Alternative rock band City Of Ashes started off the year in fine style with their debut EP, a release rich in promise and accomplished craft to suggest the UK band as a bright emerging spark in British rock. Now the Sussex quartet are seeing out the other end of 2013 with an equally attention grabbing release in first album All We Left Behind. Consisting of twelve vibrantly emotive and melodically potent tracks, the release is a continuation of the introduction made through the Then There Was A Hand In The Darkness EP. It may be a small expansion of the impressive starter but makes a firm confirmation of the band’s strengths whilst providing an engaging presence.
Formed in 2009, the Eastbourne band took little time in honing their sound and taking it to stages across the South East and subsequently the country. Simultaneously their fanbase rose as the band shared stages with bands such as Skindred, Exit Ten, Polar, Shadows Chasing Ghosts, Fei Comodo, Hildamay, Young Guns and many more. The Then There Was A Hand In The Darkness EP brought Orion Powell (vocals), James Macdonald (guitar), Dan Frederick (bass), and Dan Russell (drums) into sharper focus within a brewing awareness of their expressively impacting sounds as paraded on the release and you can only suspect that the returning Matt O’Grady (Deaf Havana, You Me At Six, Don Broco) produced album will reinforce and push further that recognition.
It is fair to say that All We Left Behind has not made a major leap on from its impressive predecessor but certainly shows that the band has a range of songwriting depths and songs which have a wide high quality base to spring from. From the short intro instrumental Initia, the album flows into the dramatic Ode To Innocence. Guitars coax the ears in sonic angst from the start whilst the compelling bass line seeds strong intrigue into the emotive narrative of the song musically and vocally. There is a Placebo edge to the sound and voice of Powell, as well as a feel of Mind Museum and Funeral For A Friend which adds spice to the strong voice and design of the song. It is a smouldering enticement with fiery bursts of passion which only accentuates its persuasion and makes a deeply satisfying start.

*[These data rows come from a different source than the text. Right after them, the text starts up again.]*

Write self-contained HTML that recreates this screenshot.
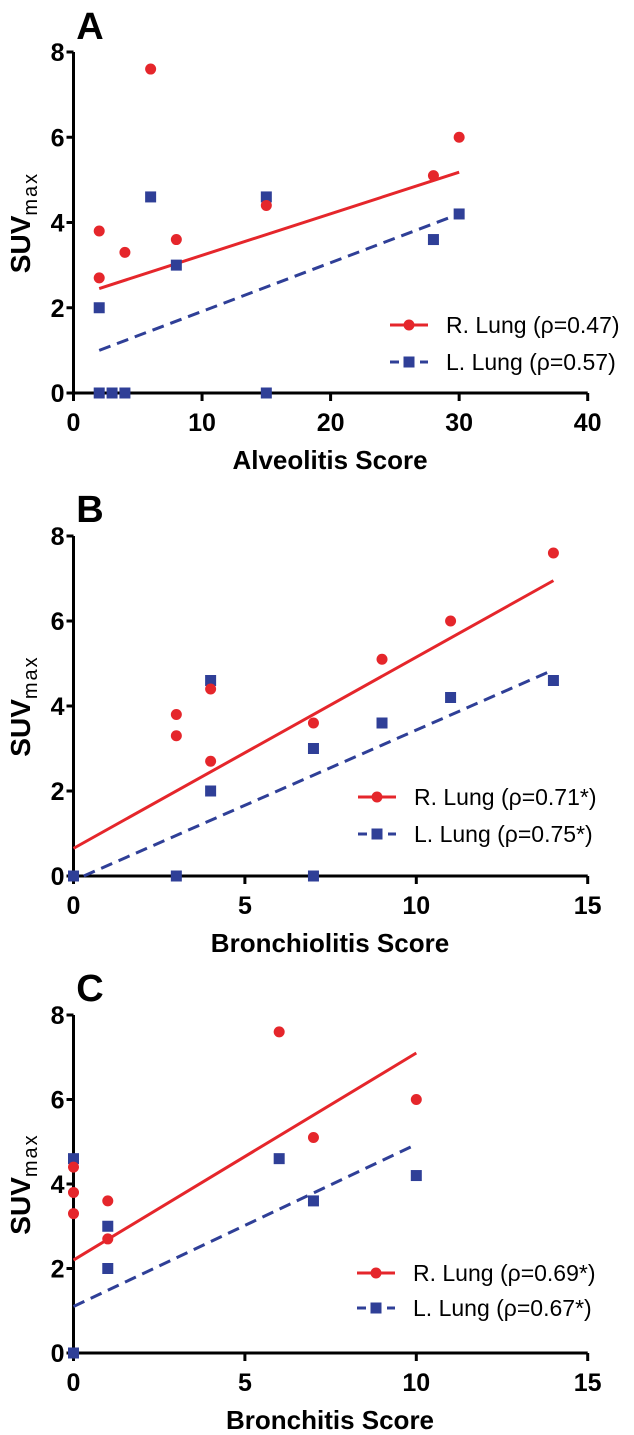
<!DOCTYPE html>
<html><head><meta charset="utf-8">
<style>
html,body{margin:0;padding:0;background:#fff;}
svg{display:block;font-family:"Liberation Sans",Arial,sans-serif;}
</style></head>
<body>
<svg id="chart" width="634" height="1435" viewBox="0 0 634 1435" xmlns="http://www.w3.org/2000/svg"></svg>
<script>
// Panel A data
const aRedX = [2, 2, 4, 6, 8, 15, 28, 30];
const aRedY = [3.8, 2.7, 3.3, 7.6, 3.6, 4.4, 5.1, 6.0];
const aBlueX = [2, 2, 3, 4, 6, 8, 15, 15, 28, 30];
const aBlueY = [2.0, 0, 0, 0, 4.6, 3.0, 4.6, 0, 3.6, 4.2];
const aRedFitX = [2, 30];
const aRedFitY = [2.45, 5.18];
const aBlueFitX = [2, 30];
const aBlueFitY = [1.0, 4.2];
const aXTicks = [0, 10, 20, 30, 40];
// Panel B data
const bRedX = [3, 3, 4, 4, 7, 9, 11, 14];
const bRedY = [3.8, 3.3, 4.4, 2.7, 3.6, 5.1, 6.0, 7.6];
const bBlueX = [0, 3, 4, 4, 7, 7, 9, 11, 14];
const bBlueY = [0, 0, 4.6, 2.0, 3.0, 0, 3.6, 4.2, 4.6];
const bRedFitX = [0, 14];
const bRedFitY = [0.65, 6.95];
const bBlueFitX = [0.3, 14];
const bBlueFitY = [0, 4.85];
const bXTicks = [0, 5, 10, 15];
// Panel C data
const cRedX = [0, 0, 0, 1, 1, 6, 7, 10];
const cRedY = [4.4, 3.8, 3.3, 3.6, 2.7, 7.6, 5.1, 6.0];
const cBlueX = [0, 0, 1, 1, 6, 7, 10];
const cBlueY = [4.6, 0, 3.0, 2.0, 4.6, 3.6, 4.2];
const cRedFitX = [0, 10];
const cRedFitY = [2.2, 7.1];
const cBlueFitX = [0, 9.9];
const cBlueFitY = [1.1, 4.9];
const cXTicks = [0, 5, 10, 15];
const yTicks = [0, 2, 4, 6, 8];

const NS = "http://www.w3.org/2000/svg";
const svg = document.getElementById("chart");
const RED = "#e5262b", BLUE = "#2f3f97";
function mk(tag, attrs, parent) {
  const e = document.createElementNS(NS, tag);
  for (const k in attrs) e.setAttribute(k, attrs[k]);
  (parent || svg).appendChild(e);
  return e;
}
function panel(p) {
  const g = mk("g", {});
  
  
  const x0 = 73.5, x1 = 587.7;
  const sx = v => x0 + (v - p.xmin) / (p.xmax - p.xmin) * (x1 - x0);
  const sy = v => p.y0 - v / 8 * (p.y0 - p.y8);
  const L = mk("text", {x: 90, y: p.letterY, "font-size": 38, "font-weight": "bold", "text-anchor": "middle", fill: "#000"}, g);
  L.textContent = p.id;
  
  
  const ya = mk("line", {x1: x0, y1: p.y8, x2: x0, y2: p.y0 + 7, stroke: "#000", "stroke-width": 3}, g);
  
  
  const xa = mk("line", {x1: x0 - 7, y1: p.y0, x2: x1, y2: p.y0, stroke: "#000", "stroke-width": 3}, g);
  
  
  yTicks.forEach(t => {
    const y = sy(t);
    mk("line", {x1: x0 - 7, y1: y, x2: x0, y2: y, stroke: "#000", "stroke-width": 3}, g);
    const tl = mk("text", {x: x0 - 9, y: y + 9, "font-size": 25, "font-weight": "bold", "text-anchor": "end"}, g);
    tl.textContent = t;
    
    
  });
  p.xTicks.forEach(t => {
    const x = sx(t);
    mk("line", {x1: x, y1: p.y0, x2: x, y2: p.y0 + 8, stroke: "#000", "stroke-width": 3}, g);
    const tl = mk("text", {x: x, y: p.y0 + 38, "font-size": 25, "font-weight": "bold", "text-anchor": "middle"}, g);
    tl.textContent = t;
    
    
  });
  const xt = mk("text", {x: 330, y: p.y0 + 76, "font-size": 26, "font-weight": "bold", "text-anchor": "middle"}, g);
  xt.textContent = p.xTitle;
  
  
  const cy = (p.y0 + p.y8) / 2;
  const yt = mk("text", {x: 0, y: 0, "font-size": 28, "font-weight": "bold", "text-anchor": "middle", transform: "translate(30," + cy + ") rotate(-90)"}, g);
  yt.innerHTML = 'SUV<tspan font-size="20" font-weight="normal" dy="7" letter-spacing="2">max</tspan>';
  
  
  const rl = mk("line", {x1: sx(p.rfx[0]), y1: sy(p.rfy[0]), x2: sx(p.rfx[1]), y2: sy(p.rfy[1]), stroke: RED, "stroke-width": 3}, g);
  
  
  const bl = mk("line", {x1: sx(p.bfx[0]), y1: sy(p.bfy[0]), x2: sx(p.bfx[1]), y2: sy(p.bfy[1]), stroke: BLUE, "stroke-width": 3, "stroke-dasharray": "12,7"}, g);
  
  
  p.bx.forEach((v, i) => {
    const r = mk("rect", {x: sx(v) - 5.5, y: sy(p.by[i]) - 5.5, width: 11, height: 11, fill: BLUE}, g);
    
    
  });
  p.rx.forEach((v, i) => {
    const c = mk("circle", {cx: sx(v), cy: sy(p.ry[i]), r: 5.5, fill: RED}, g);
    
    
  });
  const lg = mk("g", {}, g);
  
  
  const lx = p.legX;
  mk("line", {x1: lx, y1: p.legY1, x2: lx + 38, y2: p.legY1, stroke: RED, "stroke-width": 3}, lg);
  mk("circle", {cx: lx + 19, cy: p.legY1, r: 5.5, fill: RED}, lg);
  const t1 = mk("text", {x: lx + 56, y: p.legY1 + 8, "font-size": 23}, lg);
  t1.textContent = p.leg1;
  
  
  mk("line", {x1: lx, y1: p.legY2, x2: lx + 38, y2: p.legY2, stroke: BLUE, "stroke-width": 3, "stroke-dasharray": "9,6"}, lg);
  mk("rect", {x: lx + 13.5, y: p.legY2 - 5.5, width: 11, height: 11, fill: BLUE}, lg);
  const t2 = mk("text", {x: lx + 56, y: p.legY2 + 8, "font-size": 23}, lg);
  t2.textContent = p.leg2;
  
  
}
panel({id: "A", xmin: 0, xmax: 40, y0: 393, y8: 52, letterY: 39, xTicks: aXTicks, xTitle: "Alveolitis Score",
  rx: aRedX, ry: aRedY, bx: aBlueX, by: aBlueY, rfx: aRedFitX, rfy: aRedFitY, bfx: aBlueFitX, bfy: aBlueFitY,
  legX: 390, legY1: 325, legY2: 362, leg1: "R. Lung (\u03C1=0.47)", leg2: "L. Lung (\u03C1=0.57)"});
panel({id: "B", xmin: 0, xmax: 15, y0: 876, y8: 536, letterY: 522, xTicks: bXTicks, xTitle: "Bronchiolitis Score",
  rx: bRedX, ry: bRedY, bx: bBlueX, by: bBlueY, rfx: bRedFitX, rfy: bRedFitY, bfx: bBlueFitX, bfy: bBlueFitY,
  legX: 358, legY1: 797, legY2: 834, leg1: "R. Lung (\u03C1=0.71*)", leg2: "L. Lung (\u03C1=0.75*)"});
panel({id: "C", xmin: 0, xmax: 15, y0: 1353, y8: 1015, letterY: 1001, xTicks: cXTicks, xTitle: "Bronchitis Score",
  rx: cRedX, ry: cRedY, bx: cBlueX, by: cBlueY, rfx: cRedFitX, rfy: cRedFitY, bfx: cBlueFitX, bfy: cBlueFitY,
  legX: 357, legY1: 1273, legY2: 1308, leg1: "R. Lung (\u03C1=0.69*)", leg2: "L. Lung (\u03C1=0.67*)"});
</script>
</body></html>
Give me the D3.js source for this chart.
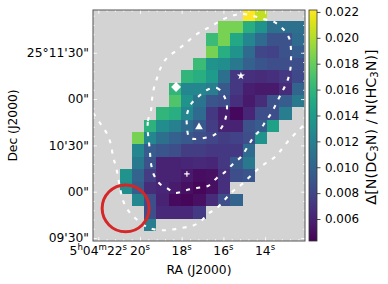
<!DOCTYPE html>
<html>
<head>
<meta charset="utf-8">
<script src="https://cdn.jsdelivr.net/npm/d3@7"></script>
<style>
body { margin: 0; background: #fff; }
text { font-family: "DejaVu Sans", sans-serif; fill: #000; }
</style>
</head>
<body>
<script>
var _ = null;
// ratio map, one row per 8" of Dec, columns run west from RA 20.98s
var ratioRows = [
  [_,_,_,_,_,_,_,_,_,_,.0221,.0205,_,_,_],
  [_,_,_,_,_,_,_,_,.0185,.0185,.0155,.0135,.0108,.0108,.0108],
  [_,_,_,_,_,_,_,.0165,.0185,.0150,.0125,.0105,.0088,.0088,.0105],
  [_,_,_,_,_,_,_,.0185,.0155,.0135,.0105,.0080,.0078,.0088,.0095],
  [_,_,_,_,_,_,.0165,.0135,.0130,.0115,.0098,.0090,.0085,.0085,.0085],
  [_,_,_,_,_,.0160,.0155,.0140,.0108,.0072,.0068,.0065,.0068,.0072,.0082],
  [_,_,_,_,.0160,.0125,.0125,.0118,.0092,.0072,.0058,.0055,.0055,.0065,.0100],
  [_,_,_,_,.0172,.0135,.0112,.0090,.0085,.0068,.0055,.0065,.0088,.0095,.0115],
  [_,_,_,.0160,.0155,.0125,.0105,.0072,.0058,.0047,.0062,.0085,.0085,.0118,_],
  [_,_,.0158,.0130,.0120,.0105,.0092,.0075,.0060,.0060,.0088,.0095,.0145,_,_],
  [_,.0185,.0125,.0108,.0098,.0092,.0085,.0080,.0075,.0078,.0085,.0135,_,_,_],
  [_,.0125,.0095,.0090,.0085,.0075,.0075,.0071,.0072,.0072,.0105,_,_,_,_],
  [_,.0115,.0088,.0060,.0060,.0062,.0063,.0062,.0072,.0092,.0115,_,_,_,_],
  [.0135,.0100,.0075,.0060,.0060,.0055,.0049,.0050,.0068,.0085,.0090,_,_,_,_],
  [.0130,.0095,.0065,.0062,.0056,.0050,.0046,.0050,.0068,_,_,_,_,_,_],
  [_,.0125,.0085,.0060,.0048,.0046,.0050,.0065,.0085,.0100,_,_,_,_,_],
  [_,_,.0085,.0063,.0063,.0063,.0073,_,_,_,_,_,_,_,_],
  [_,_,.0118,_,_,_,_,_,_,_,_,_,_,_,_]
];
var raStart = 20.983, raStep = 0.59;
var decStart = 178.6, decStep = 8; // arcsec above 25d09m

// contours, [RA seconds, Dec arcsec above 25d09m]
var outerContour = [[22.25,111],[21.92,104.5],[21.58,97.4],[21.39,90.3],[21.29,82.5],[21.15,76],[20.82,54.6],[20.58,48.1],[20.24,43],[19.66,37.1],[19.14,35.2],[18.61,35.2],[18.03,36.5],[17.51,37.8],[17.12,40.4],[16.74,45.6],[16.31,49.4],[15.59,59.8],[15.16,64.3],[14.39,74.1],[13.96,78.6],[13.53,82.5],[13.19,87.7],[12.85,93.5],[12.47,98.7],[12.09,103.9]];
var middleContour = [[19.62,98],[19.62,105.8],[19.47,112.9],[19.42,120.1],[19.33,127.2],[19.18,133.7],[18.99,140.8],[18.71,146.6],[18.27,151.2],[17.84,155.7],[17.46,160.2],[17.03,164.1],[16.55,167.4],[16.07,171.3],[15.59,173.9],[15.11,175.2],[14.58,173.9],[14.1,171.9],[13.57,170],[13.14,165.4],[12.85,159.6],[12.76,152.5],[12.76,145.3],[12.8,138.2],[12.95,131.1],[13.19,124.6],[13.43,118.1],[13.67,111.6],[13.96,105.8],[14.24,100],[14.58,94.8],[14.87,88.3],[15.16,82.5],[15.54,78],[15.92,72.8],[16.31,68.9],[16.74,63.7],[17.27,62.4],[17.75,61.1],[18.32,59.2],[18.71,62.4],[19.04,65],[19.33,70.8],[19.47,78],[19.52,85.1],[19.57,92.2]];
var innerContour = [[16.79,125.9],[16.31,127.2],[15.97,122],[15.83,115.5],[15.88,108.4],[16.07,101.9],[16.45,96.7],[16.93,94.8],[17.46,94.2],[17.65,95.4],[17.75,103.2],[17.75,109.7],[17.55,116.8],[17.22,121.4]];

var markerNames = [d3.symbolDiamond2, d3.symbolTriangle, d3.symbolStar, d3.symbolCross];
var markerRa = [18.27, 17.17, 15.16, 17.75];
var markerDec = [127.8, 101.9, 135, 71.5];
var markerSize = [62, 26, 20, 0];

var beamRa = 20.69, beamDec = 49.2, beamRadius = 15.2;

var raTicks = [22, 20, 18, 16, 14];
var raLabels = ['5^h04^m22^s', '20^s', '18^s', '16^s', '14^s'];
var decTicks = [150, 120, 90, 60, 30];
var decLabels = ['25\u00b011\'30"', '00"', '10\'30"', '00"', '09\'30"'];
var barTicks = [0.022, 0.020, 0.018, 0.016, 0.014, 0.012, 0.010, 0.008, 0.006];

var left = 93, right = 305, top_ = 10, bottom = 241;
var barLeft = 309, barRight = 317;

var x = d3.scaleLinear().domain([22.254, 12.086]).range([left, right]);
var y = d3.scaleLinear().domain([177.7, 28.06]).range([top_, bottom]);
var color = d3.scaleSequential(d3.interpolateViridis).domain([0.0043, 0.02215]);
var barY = d3.scaleLinear().domain(color.domain()).range([bottom, top_]);

var svg = d3.select('body').append('svg').attr('width', 388).attr('height', 284);

svg.append('clipPath').attr('id', 'plot')
  .append('rect').attr('x', left).attr('y', top_).attr('width', right - left).attr('height', bottom - top_);

var plot = svg.append('g').attr('clip-path', 'url(#plot)');
plot.append('rect').attr('x', left).attr('y', top_).attr('width', right - left).attr('height', bottom - top_).attr('fill', '#d3d3d3');

ratioRows.forEach(function(row, r) {
  row.forEach(function(v, c) {
    if (v === null) return;
    var x0 = x(raStart - c * raStep), x1 = x(raStart - (c + 1) * raStep);
    var y0 = y(decStart - r * decStep), y1 = y(decStart - (r + 1) * decStep);
    plot.append('rect').attr('x', x0).attr('y', y0)
      .attr('width', x1 - x0).attr('height', y1 - y0)
      .attr('fill', color(v)).attr('shape-rendering', 'crispEdges');
  });
});

var openLine = d3.line().x(function(d) { return x(d[0]); }).y(function(d) { return y(d[1]); }).curve(d3.curveCatmullRom);
var closedLine = d3.line().x(function(d) { return x(d[0]); }).y(function(d) { return y(d[1]); }).curve(d3.curveCatmullRomClosed);
var dashStyle = function(sel) {
  sel.attr('fill', 'none').attr('stroke', '#fff').attr('stroke-width', 2.1).attr('stroke-dasharray', '4,6.4');
};
plot.append('path').attr('d', openLine(outerContour)).call(dashStyle);
plot.append('path').attr('d', closedLine(middleContour)).call(dashStyle);
plot.append('path').attr('d', closedLine(innerContour)).call(dashStyle);

// red circle
plot.append('circle').attr('cx', x(beamRa)).attr('cy', y(beamDec))
  .attr('r', y(beamDec - beamRadius) - y(beamDec))
  .attr('fill', 'none').attr('stroke', '#d62728').attr('stroke-width', 3);

// source markers
markerNames.forEach(function(s, i) {
  var g = plot.append('g').attr('transform', 'translate(' + x(markerRa[i]) + ',' + y(markerDec[i]) + ')');
  if (markerSize[i] > 0) {
    g.append('path').attr('d', d3.symbol().type(s).size(markerSize[i])()).attr('fill', '#fff');
  } else {
    g.append('path').attr('d', 'M-2.7,0H2.7M0,-2.7V2.7').attr('stroke', '#fff').attr('stroke-width', 1.2);
  }
});

// white ticks all round, pointing in
var raMinor = d3.range(12.4, 22.2, 0.4);
var decMinor = d3.range(30, 177, 6);
var drawTicks = function(axisFn, scale, values, len, tx, ty) {
  var a = axisFn(scale).tickValues(values).tickSize(-len).tickFormat('');
  var g = svg.append('g').attr('transform', 'translate(' + tx + ',' + ty + ')').call(a);
  g.select('.domain').remove();
  g.selectAll('line').attr('stroke', '#fff').attr('stroke-width', 0.8);
};
drawTicks(d3.axisBottom, x, raMinor, 2, 0, bottom);
drawTicks(d3.axisBottom, x, raTicks, 4, 0, bottom);
drawTicks(d3.axisTop, x, raMinor, 2, 0, top_);
drawTicks(d3.axisTop, x, raTicks, 4, 0, top_);
drawTicks(d3.axisLeft, y, decMinor, 2, left, 0);
drawTicks(d3.axisLeft, y, decTicks, 4, left, 0);
drawTicks(d3.axisRight, y, decMinor, 2, right, 0);
drawTicks(d3.axisRight, y, decTicks, 4, right, 0);

svg.append('rect').attr('x', left).attr('y', top_).attr('width', right - left).attr('height', bottom - top_)
  .attr('fill', 'none').attr('stroke', '#555').attr('stroke-width', 1);

// tick labels, ^ marks a superscript letter
raTicks.forEach(function(t, i) {
  var label = svg.append('text').attr('x', x(t)).attr('y', 255)
    .attr('text-anchor', 'middle').attr('font-size', 12.3);
  raLabels[i].split('^').forEach(function(part, j) {
    if (j === 0) {
      label.append('tspan').text(part);
      return;
    }
    label.append('tspan').attr('font-size', 8.6).attr('dy', -4.8).text(part[0]);
    label.append('tspan').attr('dy', 4.8).text(part.slice(1));
  });
});
decTicks.forEach(function(t, i) {
  svg.append('text').attr('x', 89).attr('y', y(t) + 4.2)
    .attr('text-anchor', 'end').attr('font-size', 12.3).text(decLabels[i]);
});

svg.append('text').attr('x', 199).attr('y', 274)
  .attr('text-anchor', 'middle').attr('font-size', 12.3).text('RA (J2000)');
svg.append('text').attr('transform', 'translate(17,125.5) rotate(-90)')
  .attr('text-anchor', 'middle').attr('font-size', 12.3).text('Dec (J2000)');

// colorbar
var grad = svg.append('linearGradient').attr('id', 'viridis')
  .attr('x1', 0).attr('y1', 1).attr('x2', 0).attr('y2', 0);
d3.range(0, 1.01, 0.05).forEach(function(t) {
  grad.append('stop').attr('offset', t).attr('stop-color', d3.interpolateViridis(t));
});
svg.append('rect').attr('x', barLeft).attr('y', top_).attr('width', barRight - barLeft).attr('height', bottom - top_)
  .attr('fill', 'url(#viridis)').attr('stroke', '#333').attr('stroke-width', 0.8);
var barAxis = svg.append('g').attr('transform', 'translate(' + barRight + ',0)')
  .call(d3.axisRight(barY).tickValues(barTicks).tickSize(3.5).tickPadding(4.5).tickFormat(d3.format('.3f')));
barAxis.select('.domain').remove();
barAxis.selectAll('line').attr('stroke', '#222').attr('stroke-width', 0.8);
barAxis.selectAll('text').attr('font-size', 11.9).style('font-family', '"DejaVu Sans", sans-serif');

var barLabel = svg.append('text').attr('transform', 'translate(375.5,127) rotate(-90)')
  .attr('text-anchor', 'middle').attr('font-size', 14.4);
barLabel.append('tspan').text('\u0394[N(DC');
barLabel.append('tspan').attr('font-size', 10).attr('dy', 2.4).text('3');
barLabel.append('tspan').attr('dy', -2.4).text('N) / N(HC');
barLabel.append('tspan').attr('font-size', 10).attr('dy', 2.4).text('3');
barLabel.append('tspan').attr('dy', -2.4).text('N)]');
</script>
</body>
</html>
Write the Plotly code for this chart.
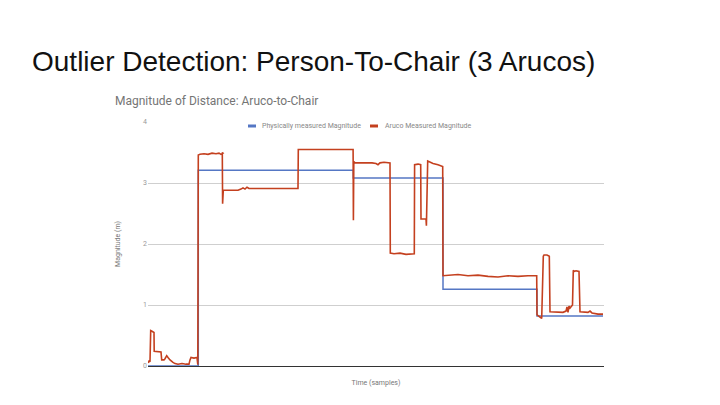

Next up Falling Star takes things up another level, the guitar coaxing which starts things off immediately riveting and soon given extra potency as persistent beats and the continually engaging vocals of Powell join the tempting. The first stretch of the song reminds of Waiting For The Weekend by The Vapors but soon finds its distinct character as the guitars expands their melodic arms and intensity unveils its weight and emotion. The song never explodes into dramatic action but offers a persistent almost nagging declaration which is very easy to devour and want more of.
Both Recovery and In Retrospect present a lingering enticement, the first a gently building slice of hard/alternative rock with a slight Manic Street Preachers essence to its evocative flavouring and the second a reserved stroll of provocative melodic textures and emotional bait. Neither matches the opening pair of songs but still continues the album’s weighty call upon thoughts and appetite whilst The Highest Point Of Living provides a tender ballad of fine vocals and chilled guitar suasion which from a decent start grows bigger and more impressive, especially through melancholic strings and the excellent tones of Powell, alongside band harmonies. It is a song which inspires tingles in its latter climactic parts and leaves the senses and emotions ignited in appreciation and pleasure. The song seeps into next up Brand New World where the band creates another healthy slice of alternative rock with a melodic pop glaze. It does not set fires in the passions but still adds to the flavoursome richness flowing through the release.
Across the likes of Decay and Dorian Gray, City Of Ashes keeps attention firmly locked in their direction even if the album has lost some of the potency found in its first half, the skill of the band and the craft of songs an attractive constant. Alongside those though the rhythmic tantalising of Masks and Waves, with its dark prowling shadows provided by the bass a conflicting yet complimenting union with the sonic breeze and melodic stream of invention, bring All We Left Behind to a formidable closure. The album leaves a strong taste for City Of Ashes and their inventive sound even if maybe it does not have that spark or ingredient yet to send the passions into full ardour. The feeling that this trigger is waiting within the band’s horizons is impossible to dismiss and something to add spice to the suspected rise of one very promising band.